Para decirlo con palabras de Leibniz, cada cosa, cada ser es lo que es. Ese es el principio de identidad, de igualdad.
Leerás que el principio de identidad es una creación de Aristóteles, pero en las obras de maestro no se encuentra, a pesar de que durante la edad media, desde los días de Tomás de Aquino se le atribuye.
- El principio de no contradicción también llamado principio contradictorio. En este principio se establece, que si hay dos juicios o proposiciones, en el cual uno afirma una cosa y el otro la niega, no es posible que ambos sean verdaderos al mismo tiempo y en el mismo sentido.
Aristóteles, en el capítulo cuarto, del libro cuarto de la Metafísica dice: “Pero hay algunos que, según dijimos, pretenden, por una parte, que una misma cosa es y no es, y que, por otra parte, lo conciben así.”

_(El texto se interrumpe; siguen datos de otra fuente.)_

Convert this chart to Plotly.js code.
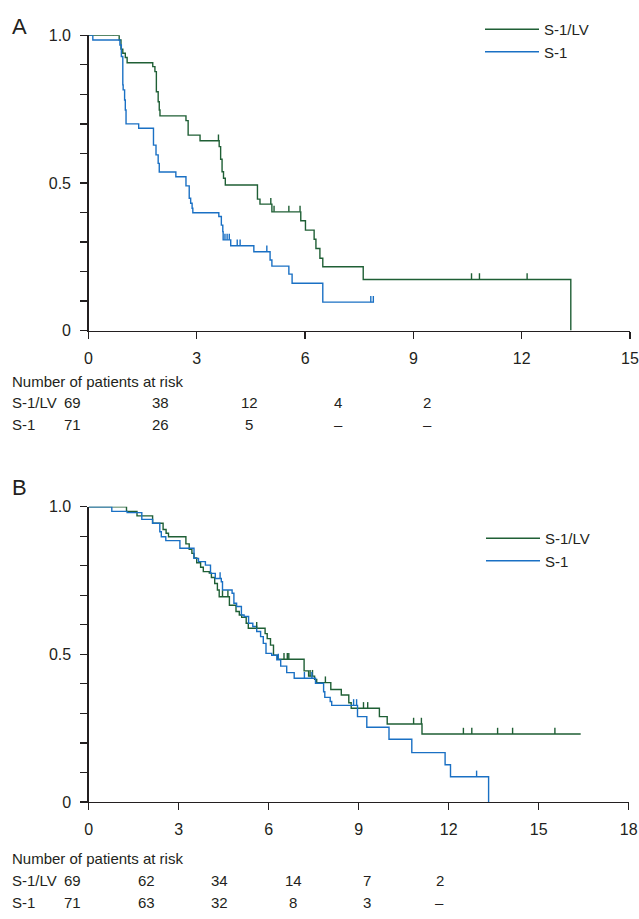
<!DOCTYPE html>
<html><head><meta charset="utf-8">
<script src="https://cdn.plot.ly/plotly-3.0.1.min.js"></script>
<style>html,body{margin:0;padding:0;background:#fff}#chart{width:639px;height:919px}</style>
</head><body><div id="chart"></div>
<script>
// ---------- DATA ----------
const seriesNames = ['S-1/LV', 'S-1'];

// Panel A (survival, months)
const timeA_LV = [0, 0.85, 0.90, 0.95, 1.02, 1.07, 1.78, 1.84, 1.88, 1.93, 1.96, 1.98, 2.70, 2.76, 3.09, 3.62, 3.66, 3.70, 3.74, 3.79, 4.68, 4.75, 5.08, 5.88, 6.01, 6.25, 6.30, 6.41, 6.49, 7.61, 13.36];
const survA_LV = [1.0, 0.984, 0.953, 0.939, 0.925, 0.907, 0.894, 0.877, 0.809, 0.775, 0.747, 0.727, 0.711, 0.662, 0.643, 0.623, 0.580, 0.538, 0.516, 0.493, 0.445, 0.428, 0.402, 0.372, 0.340, 0.309, 0.278, 0.245, 0.216, 0.173, 0];
const censA_LV = [0.03, 0.69, 3.60, 5.05, 5.14, 5.55, 5.86, 10.61, 10.83, 12.15];

const timeA_S1 = [0, 0.12, 0.87, 0.91, 0.95, 0.96, 1.00, 1.02, 1.04, 1.39, 1.80, 1.87, 1.93, 1.96, 2.42, 2.70, 2.79, 2.83, 2.87, 2.89, 3.61, 3.68, 3.72, 3.73, 3.94, 4.58, 5.03, 5.08, 5.55, 5.64, 6.49, 7.91];
const survA_S1 = [1.0, 0.984, 0.967, 0.928, 0.832, 0.815, 0.781, 0.747, 0.700, 0.685, 0.628, 0.595, 0.566, 0.537, 0.521, 0.490, 0.448, 0.431, 0.414, 0.399, 0.386, 0.357, 0.335, 0.307, 0.287, 0.267, 0.239, 0.218, 0.191, 0.160, 0.096, 0.096];
const censA_S1 = [3.78, 3.84, 3.90, 4.12, 4.20, 4.94, 7.82, 7.89];

// Panel B
const timeB_LV = [0, 1.26, 1.61, 2.13, 2.48, 2.58, 2.66, 3.24, 3.35, 3.44, 3.51, 3.60, 3.73, 3.82, 4.02, 4.09, 4.20, 4.29, 4.35, 4.69, 4.91, 5.02, 5.10, 5.25, 5.32, 5.88, 5.95, 6.06, 6.16, 6.30, 7.18, 7.33, 7.53, 7.60, 8.07, 8.42, 8.67, 8.75, 9.69, 9.95, 11.11, 16.40];
const survB_LV = [1.0, 0.984, 0.969, 0.944, 0.923, 0.910, 0.898, 0.874, 0.856, 0.842, 0.826, 0.810, 0.795, 0.780, 0.775, 0.760, 0.740, 0.718, 0.695, 0.666, 0.645, 0.633, 0.625, 0.605, 0.588, 0.570, 0.553, 0.531, 0.497, 0.483, 0.444, 0.426, 0.415, 0.404, 0.381, 0.362, 0.336, 0.317, 0.289, 0.264, 0.230, 0.230];
const censB_LV = [4.46, 4.64, 5.60, 6.51, 6.62, 6.67, 7.38, 7.46, 7.89, 9.16, 9.30, 10.83, 11.09, 12.49, 12.77, 13.63, 14.13, 15.54];

const timeB_S1 = [0, 0.77, 1.28, 1.77, 2.13, 2.37, 2.42, 2.57, 3.04, 3.51, 3.66, 3.89, 4.06, 4.22, 4.42, 4.46, 4.78, 4.84, 4.93, 5.09, 5.18, 5.33, 5.47, 5.60, 5.73, 5.82, 5.91, 6.10, 6.27, 6.40, 6.60, 6.85, 7.56, 7.83, 7.87, 8.05, 8.10, 8.96, 9.27, 10.01, 10.77, 11.88, 12.06, 13.33];
const survB_S1 = [1.0, 0.984, 0.980, 0.957, 0.944, 0.915, 0.898, 0.885, 0.859, 0.825, 0.814, 0.802, 0.774, 0.757, 0.746, 0.718, 0.707, 0.673, 0.662, 0.633, 0.628, 0.605, 0.594, 0.577, 0.560, 0.537, 0.503, 0.497, 0.481, 0.460, 0.438, 0.419, 0.402, 0.373, 0.354, 0.340, 0.327, 0.289, 0.253, 0.212, 0.167, 0.126, 0.085, 0];
const censB_S1 = [4.38, 6.32, 7.19, 7.44, 8.83, 8.93, 12.93];

// Risk tables
const riskTitle = 'Number of patients at risk';
const riskA_LV = ['69', '38', '12', '4', '2'];
const riskA_S1 = ['71', '26', '5', '–', '–'];
const riskB_LV = ['69', '62', '34', '14', '7', '2'];
const riskB_S1 = ['71', '63', '32', '8', '3', '–'];

// Axis ticks
const xTicksA = [0, 3, 6, 9, 12, 15];
const xTicksB = [0, 3, 6, 9, 12, 15, 18];
const yTickVals = [0, 0.1, 0.2, 0.3, 0.4, 0.5, 0.6, 0.7, 0.8, 0.9, 1.0];
const yTickText = ['0', '', '', '', '', '0.5', '', '', '', '', '1.0'];

// ---------- STYLE / LAYOUT ----------
const W = 639, H = 919;
const GREEN = '#1f5f35', BLUE = '#1a70c4', INK = '#231f20';
const FONT = 'Liberation Sans, Arial, sans-serif';
const px = v => v / W, py = v => 1 - v / H;
const TICK_UP = 0.021; // censor tick length (data units)

function survAt(times, surv, t) {
  let s = surv[0];
  for (let i = 0; i < times.length; i++) { if (times[i] <= t) s = surv[i]; else break; }
  return s;
}
function curve(t, s, name, color, xa, ya, legend) {
  return {x: t, y: s, name: name, type: 'scatter', mode: 'lines', line: {shape: 'hv', color: color, width: 1.4},
          xaxis: xa, yaxis: ya, legend: legend, cliponaxis: false, hoverinfo: 'skip'};
}
function cens(ct, t, s, color, xa, ya) {
  return {x: ct, y: ct.map(v => survAt(t, s, v)), type: 'scatter', mode: 'markers',
          marker: {size: 1, opacity: 0, color: color}, showlegend: false, xaxis: xa, yaxis: ya, cliponaxis: false,
          error_y: {type: 'data', symmetric: false, array: ct.map(() => TICK_UP), arrayminus: ct.map(() => 0),
                    width: 0, thickness: 1.4, color: color}, hoverinfo: 'skip'};
}

const traces = [
  curve(timeA_LV, survA_LV, seriesNames[0], GREEN, 'x', 'y', 'legend'),
  curve(timeA_S1, survA_S1, seriesNames[1], BLUE, 'x', 'y', 'legend'),
  cens(censA_LV, timeA_LV, survA_LV, GREEN, 'x', 'y'),
  cens(censA_S1, timeA_S1, survA_S1, BLUE, 'x', 'y'),
  curve(timeB_LV, survB_LV, seriesNames[0], GREEN, 'x2', 'y2', 'legend2'),
  curve(timeB_S1, survB_S1, seriesNames[1], BLUE, 'x2', 'y2', 'legend2'),
  cens(censB_LV, timeB_LV, survB_LV, GREEN, 'x2', 'y2'),
  cens(censB_S1, timeB_S1, survB_S1, BLUE, 'x2', 'y2')
];

const axisCommon = {showgrid: false, zeroline: false, showline: true, linecolor: INK, linewidth: 1.3,
  ticks: 'outside', ticklen: 7, tickwidth: 1.3, tickcolor: INK, tickfont: {family: FONT, size: 16, color: INK},
  fixedrange: true};

const annotations = [];
function txt(text, x, y, anchor, size) {
  annotations.push({text: text, x: px(x), y: py(y), xref: 'paper', yref: 'paper', xanchor: anchor, yanchor: 'middle',
    showarrow: false, font: {family: FONT, size: size || 15, color: INK}});
}
txt('A', 10, 26, 'left', 22);
txt('B', 10, 488, 'left', 22);
// Risk table A
const colsA = [72, 160, 249, 338, 427];
txt(riskTitle, 10, 382, 'left');
txt(seriesNames[0], 10, 402, 'left');
txt(seriesNames[1], 10, 424, 'left');
riskA_LV.forEach((v, i) => txt(v, colsA[i], 402, 'center'));
riskA_S1.forEach((v, i) => txt(v, colsA[i], 424, 'center'));
// Risk table B
const colsB = [72, 146, 219, 293, 367, 440];
txt(riskTitle, 10, 858, 'left');
txt(seriesNames[0], 10, 880, 'left');
txt(seriesNames[1], 10, 902, 'left');
riskB_LV.forEach((v, i) => txt(v, colsB[i], 880, 'center'));
riskB_S1.forEach((v, i) => txt(v, colsB[i], 902, 'center'));

const legendCommon = {xanchor: 'left', yanchor: 'top', bgcolor: 'rgba(0,0,0,0)', borderwidth: 0,
  font: {family: FONT, size: 15, color: INK}, itemwidth: 54, tracegroupgap: 0};

const layout = {
  width: W, height: H, margin: {l: 0, r: 0, t: 0, b: 0}, paper_bgcolor: '#fff', plot_bgcolor: '#fff',
  showlegend: true,
  xaxis: Object.assign({}, axisCommon, {domain: [px(88.5), px(630)], range: [0, 15], tickvals: xTicksA, ticklabelstandoff: 6, anchor: 'y'}),
  yaxis: Object.assign({}, axisCommon, {domain: [py(330.5), py(35.3)], range: [0, 1], tickvals: yTickVals, ticktext: yTickText, ticklabelstandoff: 6, anchor: 'x'}),
  xaxis2: Object.assign({}, axisCommon, {domain: [px(88.7), px(628.7)], range: [0, 18], tickvals: xTicksB, ticklabelstandoff: 6, anchor: 'y2'}),
  yaxis2: Object.assign({}, axisCommon, {domain: [py(801.9), py(506.7)], range: [0, 1], tickvals: yTickVals, ticktext: yTickText, ticklabelstandoff: 6, anchor: 'x2'}),
  legend: Object.assign({}, legendCommon, {x: px(480), y: py(13)}),
  legend2: Object.assign({}, legendCommon, {x: px(481), y: py(522)}),
  annotations: annotations
};

Plotly.newPlot('chart', traces, layout, {displayModeBar: false, staticPlot: true});
</script>
</body></html>
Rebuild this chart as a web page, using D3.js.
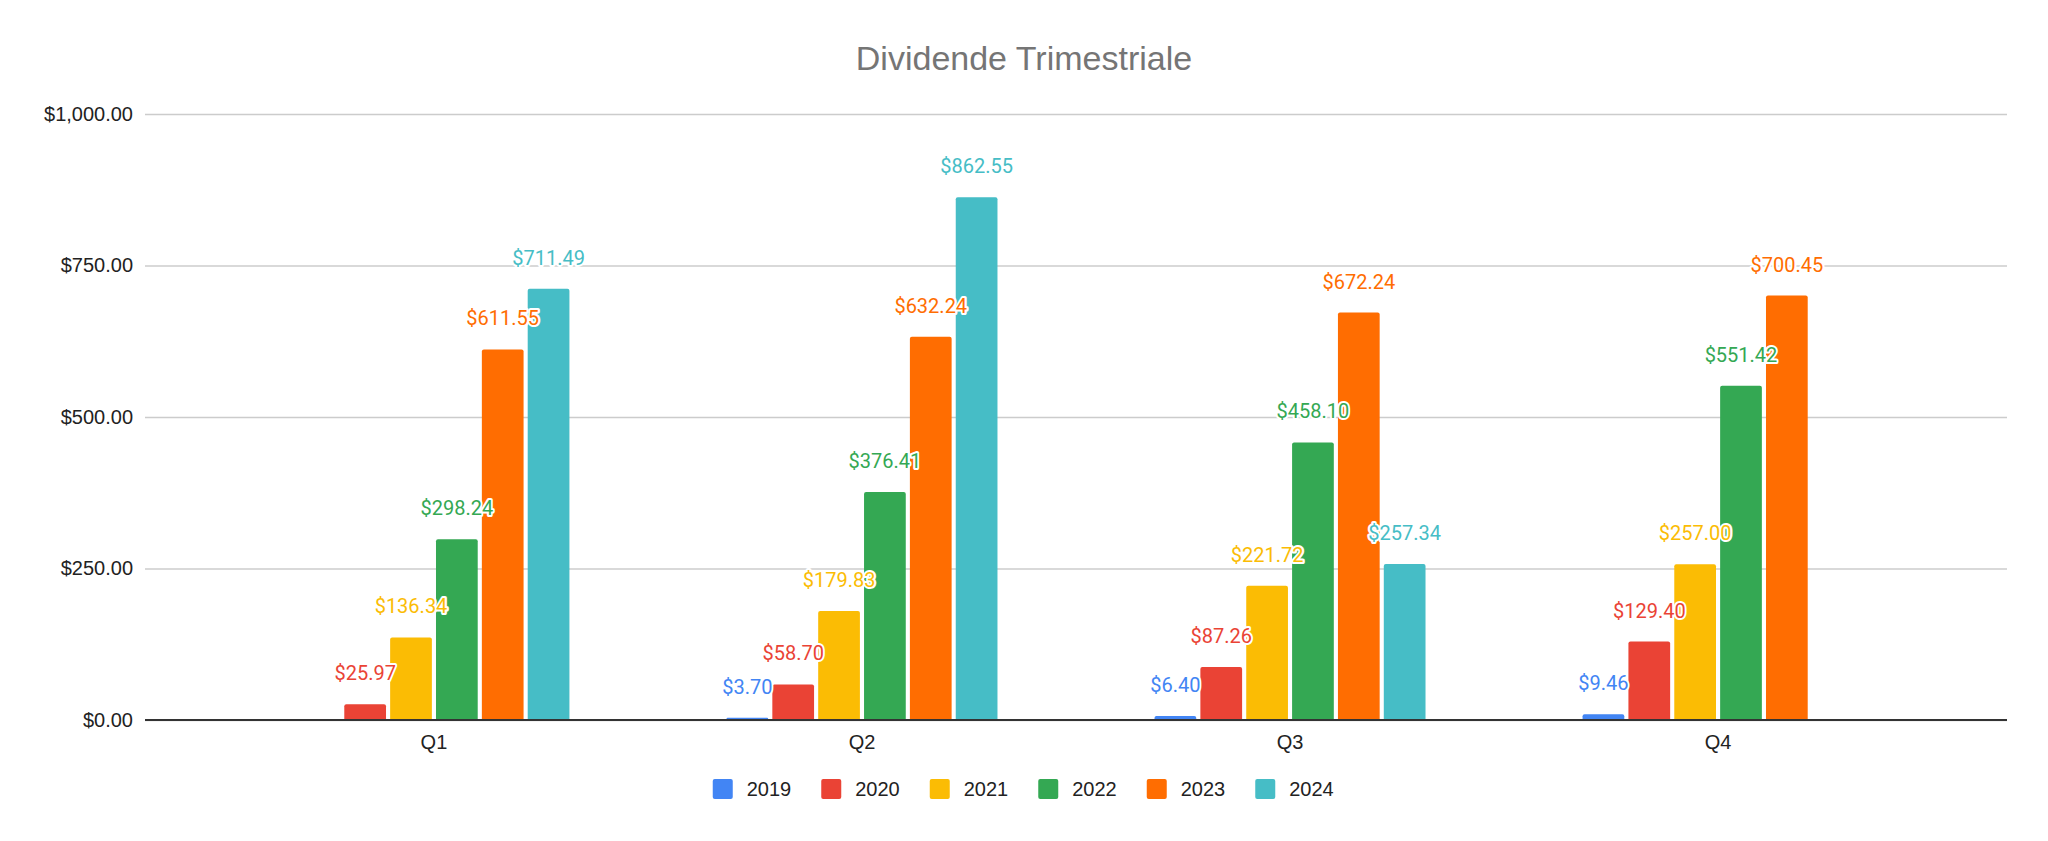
<!DOCTYPE html>
<html>
<head>
<meta charset="utf-8">
<script src="https://cdn.jsdelivr.net/npm/d3@7"></script>
<style>
  body { margin: 0; background: #fff; }
  svg { display: block; }
</style>
</head>
<body>
<script>
// Values, one array per year (null = no dividend).
const quarters = ["Q1", "Q2", "Q3", "Q4"];
const years = ["2019", "2020", "2021", "2022", "2023", "2024"];
const v2019 = [null, 3.70, 6.40, 9.46];
const v2020 = [25.97, 58.70, 87.26, 129.40];
const v2021 = [136.34, 179.83, 221.72, 257.00];
const v2022 = [298.24, 376.41, 458.10, 551.42];
const v2023 = [611.55, 632.24, 672.24, 700.45];
const v2024 = [711.49, 862.55, 257.34, null];
const yTicks = [0, 250, 500, 750, 1000];
const colors = ["#4285f4", "#ea4335", "#fbbc04", "#34a853", "#ff6d01", "#46bdc6"];

const series = [v2019, v2020, v2021, v2022, v2023, v2024];

const width = 2048, height = 841;
const plot = { left: 145, right: 2007, top: 114, bottom: 720 };

let svg = d3.select("body")
  .append("svg")
  .attr("width", width)
  .attr("height", height)
  .attr("xmlns", "http://www.w3.org/2000/svg");

let x0 = d3.scaleBand()
  .domain(quarters)
  .range([plot.left, plot.right])
  .paddingInner(0)
  .paddingOuter(0.175);

let x1 = d3.scaleBand()
  .domain(years)
  .range([-135.5, 135.5])
  .paddingInner(0.09);

let y = d3.scaleLinear()
  .domain([0, 1000])
  .range([plot.bottom, plot.top]);

const fmt = d3.format("$,.2f");

// Title
svg.append("text")
  .attr("x", width / 2)
  .attr("y", 70)
  .attr("text-anchor", "middle")
  .attr("font-family", "Liberation Sans, Arial, sans-serif")
  .attr("font-size", 34)
  .attr("fill", "#757575")
  .text("Dividende Trimestriale");

// Gridlines and y labels
let yAxis = svg.append("g")
  .attr("transform", `translate(${plot.left},0)`)
  .call(d3.axisLeft(y)
    .tickValues(yTicks)
    .tickFormat(fmt)
    .tickSize(-(plot.right - plot.left))
    .tickPadding(12));

yAxis.select(".domain").remove();
yAxis.selectAll(".tick line")
  .attr("stroke", "#cccccc")
  .attr("stroke-width", 1.5);
yAxis.selectAll(".tick text")
  .attr("font-family", "Liberation Sans, Arial, sans-serif")
  .attr("font-size", 20)
  .attr("fill", "#222");

// Bars, rounded on top only
function barPath(x, yTop, w, h) {
  let r = Math.min(2, h / 2, w / 2);
  return `M${x},${yTop + h}V${yTop + r}Q${x},${yTop} ${x + r},${yTop}` +
    `H${x + w - r}Q${x + w},${yTop} ${x + w},${yTop + r}V${yTop + h}Z`;
}

let cells = [];
series.forEach((vals, si) => {
  vals.forEach((v, qi) => {
    if (v != null) cells.push({ year: years[si], q: quarters[qi], v: v, c: colors[si] });
  });
});

let groups = svg.append("g").attr("class", "bars");

groups.selectAll("path")
  .data(cells)
  .enter()
  .append("path")
  .attr("fill", (d) => d.c)
  .attr("d", (d) => {
    let cx = x0(d.q) + x0.bandwidth() / 2;
    let bx = cx + x1(d.year);
    return barPath(bx, y(d.v), x1.bandwidth(), y(0) - y(d.v));
  });

// Baseline
svg.append("line")
  .attr("x1", plot.left)
  .attr("x2", plot.right)
  .attr("y1", y(0))
  .attr("y2", y(0))
  .attr("stroke", "#333")
  .attr("stroke-width", 2);

// Value labels with a white halo
svg.append("g")
  .selectAll("text")
  .data(cells)
  .enter()
  .append("text")
  .attr("x", (d) => x0(d.q) + x0.bandwidth() / 2 + x1(d.year) + x1.bandwidth() / 2)
  .attr("y", (d) => y(d.v) - 24)
  .attr("text-anchor", "middle")
  .attr("font-family", "Roboto, sans-serif")
  .attr("font-size", 20)
  .attr("fill", (d) => d.c)
  .attr("stroke", "#fff")
  .attr("stroke-width", 4)
  .attr("stroke-linejoin", "round")
  .attr("paint-order", "stroke")
  .text((d) => fmt(d.v));

// Category labels
let xAxis = svg.append("g")
  .attr("transform", `translate(0,${plot.bottom})`)
  .call(d3.axisBottom(x0).tickSize(0).tickPadding(15));

xAxis.select(".domain").remove();
xAxis.selectAll(".tick text")
  .attr("font-family", "Liberation Sans, Arial, sans-serif")
  .attr("font-size", 20)
  .attr("fill", "#222");

// Legend, centred under the plot
const itemStep = 108.5;
let legendWidth = itemStep * (years.length - 1) + 80;
let legend = svg.append("g")
  .attr("transform", `translate(${width / 2 - legendWidth / 2},779)`);

let item = legend.selectAll("g")
  .data(years)
  .enter()
  .append("g")
  .attr("transform", (d, i) => `translate(${i * itemStep},0)`);

item.append("rect")
  .attr("width", 20)
  .attr("height", 20)
  .attr("rx", 2)
  .attr("fill", (d, i) => colors[i]);

item.append("text")
  .attr("x", 34)
  .attr("y", 17)
  .attr("font-family", "Liberation Sans, Arial, sans-serif")
  .attr("font-size", 20)
  .attr("fill", "#222")
  .text((d) => d);
</script>
</body>
</html>
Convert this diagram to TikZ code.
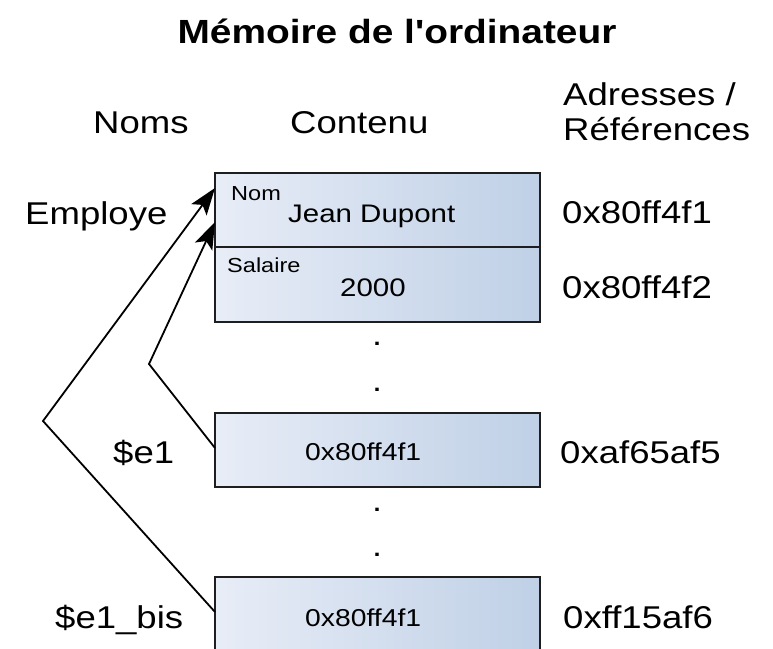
\documentclass[tikz,border=0pt]{standalone}
\usepackage{fontspec}
\setmainfont{Liberation Sans}[FakeStretch=1.16, Ligatures=TeXOff]
\usetikzlibrary{arrows.meta,calc}

\definecolor{cellleft}{HTML}{E8EDF7}
\definecolor{cellright}{HTML}{BFD0E6}
\definecolor{cellborder}{HTML}{1E1E1E}

\tikzset{
  titletext/.style={anchor=base, inner sep=0pt, font=\fontsize{33.5}{38}\selectfont\bfseries},
  bigtext/.style={anchor=base west, inner sep=0pt, font=\fontsize{31.5}{36}\selectfont},
  celltext/.style={anchor=base west, inner sep=0pt, font=\fontsize{24.4}{28}\selectfont},
  fieldtext/.style={anchor=base west, inner sep=0pt, font=\fontsize{20.3}{24}\selectfont},
  dottext/.style={anchor=base, inner sep=0pt, font=\fontsize{31}{36}\selectfont},
  memcell/.style={draw=cellborder, line width=2.2pt, left color=cellleft, right color=cellright,
    shading angle=90, minimum width=325pt, inner sep=0pt, outer sep=0pt, rectangle},
  refline/.style={line width=1.8pt, black, line join=miter},
  reftip/.style={-{Stealth[length=27pt,width=19pt,inset=6pt]}}
}

\begin{document}
\begin{tikzpicture}[x=1pt,y=-1pt]
  \clip (0,0) rectangle (773,648);
  \fill[white] (0,0) rectangle (773,648);

  % title and column headings
  \node[titletext] (title) at (397,43) {Mémoire de l'ordinateur};
  \node[bigtext] (hnoms) at (93,133) {Noms};
  \node[bigtext] (hcontenu) at (290,133) {Contenu};
  \node[bigtext] (hadr) at (563,105) {Adresses /};
  \node[bigtext] (href) at (563,140) {Références};

  % memory cells
  \node[memcell, minimum height=74pt] (mem1) at (377.5,210) {};
  \node[memcell, minimum height=75pt] (mem2) at (377.5,284.5) {};
  \node[memcell, minimum height=74pt] (mem3) at (377.5,450) {};
  \node[memcell, minimum height=86pt] (mem4) at (377.5,620) {};

  % cell contents
  \node[fieldtext] (fnom) at (231,200) {Nom};
  \node[celltext, font=\fontsize{25.4}{29}\selectfont] (vnom) at (288,222) {Jean Dupont};
  \node[fieldtext] (fsal) at (227,272) {Salaire};
  \node[celltext, font=\fontsize{25.4}{29}\selectfont] (vsal) at (340,296) {2000};
  \node[celltext] (vref1) at (305,460) {0x80ff4f1};
  \node[celltext] (vref2) at (305,626) {0x80ff4f1};

  % elided memory
  \node[dottext] (d1) at (377,345) {.};
  \node[dottext] (d2) at (377,391) {.};
  \node[dottext] (d3) at (377,511) {.};
  \node[dottext] (d4) at (377,556) {.};

  % variable names
  \node[bigtext] (nemp) at (25,224) {Employe};
  \node[bigtext] (ne1) at (113,463) {\$e1};
  \node[bigtext] (ne1b) at (55,628) {\$e1\_bis};

  % addresses
  \node[bigtext] (a1) at (562,223) {0x80ff4f1};
  \node[bigtext] (a2) at (562,298) {0x80ff4f2};
  \node[bigtext] (a3) at (560,463) {0xaf65af5};
  \node[bigtext] (a4) at (563,628) {0xff15af6};

  % references to the object
  \coordinate (bendA) at (43,421);
  \coordinate (bendB) at (149,364);
  \draw[refline, reftip] ([yshift=-35pt]mem4.north west) -- (bendA) -- ([yshift=-15pt]mem1.north west);
  \draw[refline, reftip] ([yshift=-35pt]mem3.north west) -- (bendB) -- ([yshift=-49pt]mem1.north west);
\end{tikzpicture}
\end{document}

Todo parece indicar que este principio es claro, que no necesita ninguna explicación, porque una cosa es o no es; yo soy o no soy; pero cuando de manera particular decimos: Algunos filósofos son claros y otra persona dice: Algunos filósofos son oscuros, ambos estamos diciendo la verdad. Con lo ante dicho no se cae el principio, sino que se sustenta, ya que lo que decimos, lo decimos sobre casos particulares. Fíjate que cuando decimos que algunos filósofos son oscuros y otros dicen que son claros, nos referimos a filósofos distintos. La contradicción no existe.
Este principio es tan axiomático, que tratar de demostrarlo es una necedad, ya que al afirmar una cosa, un hecho, un fenómeno implica que no se afirma lo contrario. Aquí también tiene valides el dilema de Hamlet, en la tragedia de Shakespeare, cuando en el acto tercero, en el primer verso de su soliloquio expresa: To be, or not to be, that is the question.